I appreciate this quick diagnosis,which is why I'm such a huge fan of WebMD, but I have to say they are really only hitting the tip of the SAD iceberg in defining the additional symptoms of this cruelly depressing disorder. I'm crafting a list to send off to them in hopes they will add these to their list. You know, in case someone is on the fence about themselves and they need some more symptoms for comparison.
1. Dry, fly-away, flat hair;
2. Zitty, combination skin (super dry cheeks, super oily nose and chin);
3. Dry skin between eye brows that never seems to go away no matter how much moisturizer I apply there;
4. Chipped, brittle nails;
5. Giant, hard cuticles;
6. Polka dotted legs (translucent legs plus prickly hairs=hot);
7. Tutleneckitis;
8. Hair growing wildly where it really should be trimmed, oops, sorry about that 15-year-old boy lifeguard during Mommy and Me swim;
9. Stinky feet from big socks getting too hot once inside;
10. Anti-Jolie lips. I mean, come on, where are they? I'm still applying lip balm to the area which is now crusty and over rubbed looking.
11. Nose that is either super dry or running a marathon;
Shoot, look at me, going on and on. And, this just pertains to my looks! I haven't even started on how I feel!
WebMd recommends buying a special light and sitting under it. This should alleviate some of the SAD symptoms. Maybe I'll go spend $100 on one of these fancy lights. Maybe I'll put on my fat, puffy ski (no, I don't ski) coat, thick, stinky woolly socks, hat that keeps falling into my eyes, scarf that chokes me when I sit on it in the car, mismatched mittens and go out into the -20 windchilled wilderness. Maybe I'll pull with my entire might, the frozen car door, pray to hear the engine angrily turn over, and scrape a tiny circle of ice off of the windshield so I can see something when I am driving. Maybe I'll feel sweat drip down my butt crack when I chase Caroline around the house for 20 minutes, trapping her on the ground in a wrestling "figure 4" in order to get her coat, boots, hat and mittens on her body. Maybe then I strip out of my coat and mittens because I can not move my own appendages well enough to jam her into her car seat and again, hold her arms and legs down while I stuff her jacket against her body to buckle her into her car seat. Maybe I'll get out 1 mile down the road from the house when a windshield wiper gets caught in ice, on the windshield that I neglected to scrape away, and flies off down the street. Maybe then I have to run down the road to find it in a snow bank and run back to hear Caroline shrieking. Maybe then I have to drive 20 miles an hour because the snow drifts are so deep that the car fish tails every few minutes. Maybe I have to pull over again because Caroline wants her hat off and I decide to take her boots off as well to prevent her from kicking the back of my seat, making it very hard to concentrate when fish tailing through snow drifts.

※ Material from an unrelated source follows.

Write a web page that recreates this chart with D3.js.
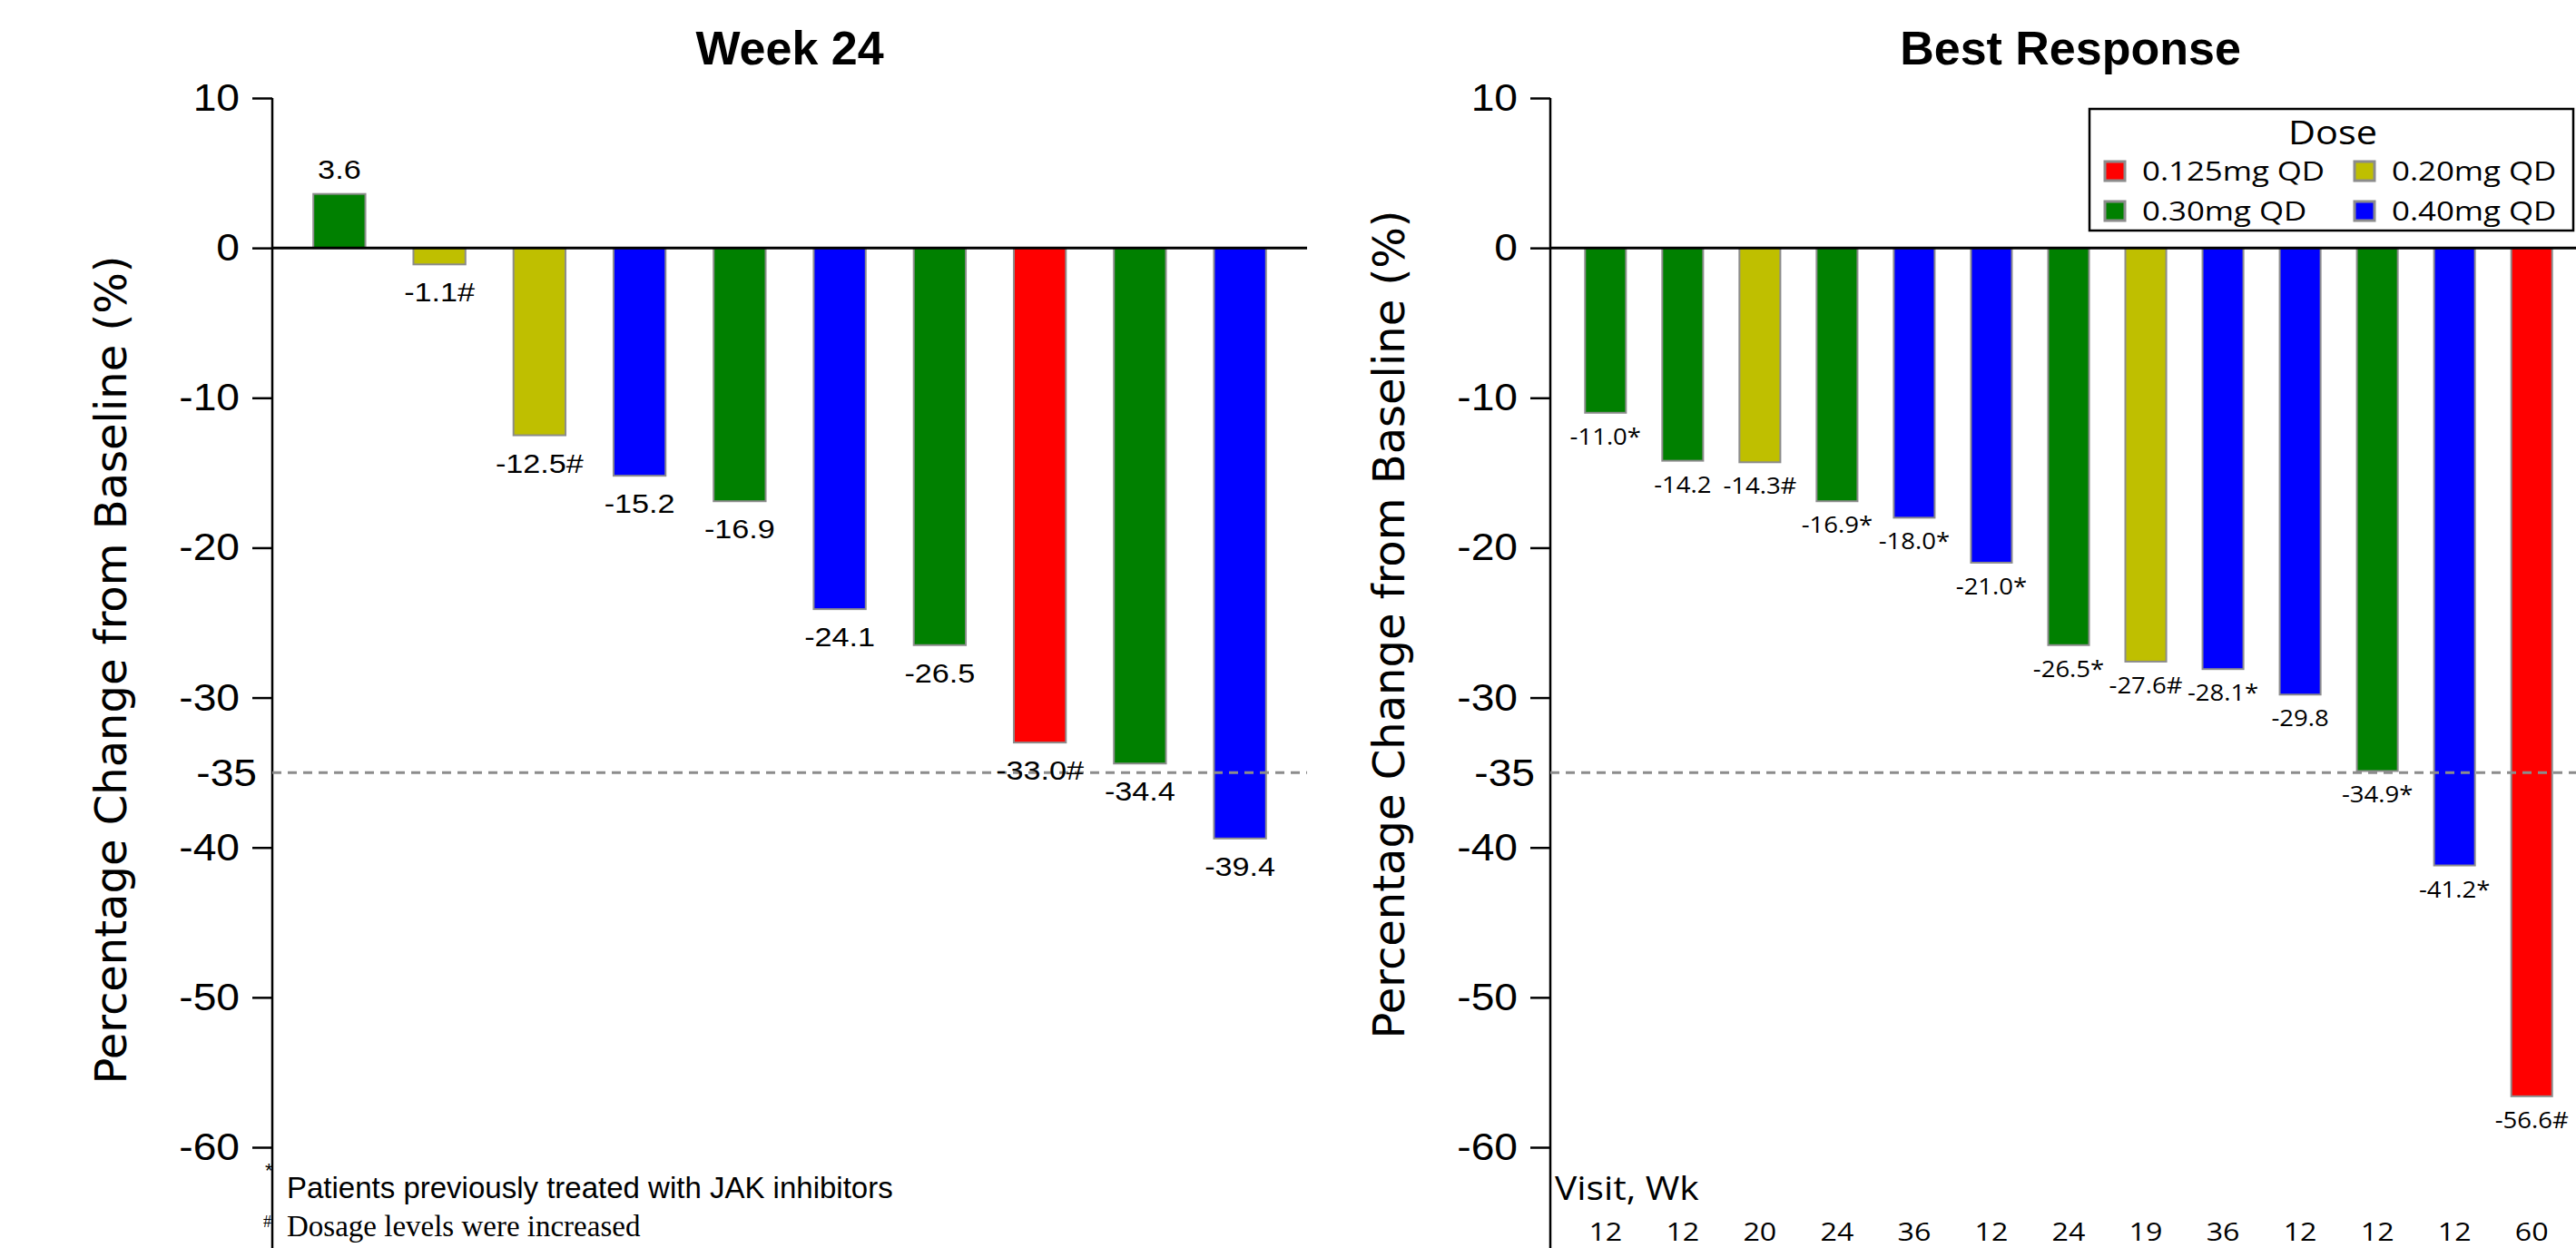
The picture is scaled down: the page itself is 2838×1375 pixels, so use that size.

Maybe we get to the closest store an hour later, go in and find that they are all sold out of special lights for SAD people because this whole damn state is full of depressed zombies in need of a day warmer than 30 degrees and the chance to wear a light fleece and maybe, just maybe, crack a window open, at least for an hour or two during the middle of the day.
Comments
Some claim CLO (Cod Liver Oil) helps fight SAD, but good luck finding one that goes down easy or else it might just become an additional to the list of reasons why we feel like shit.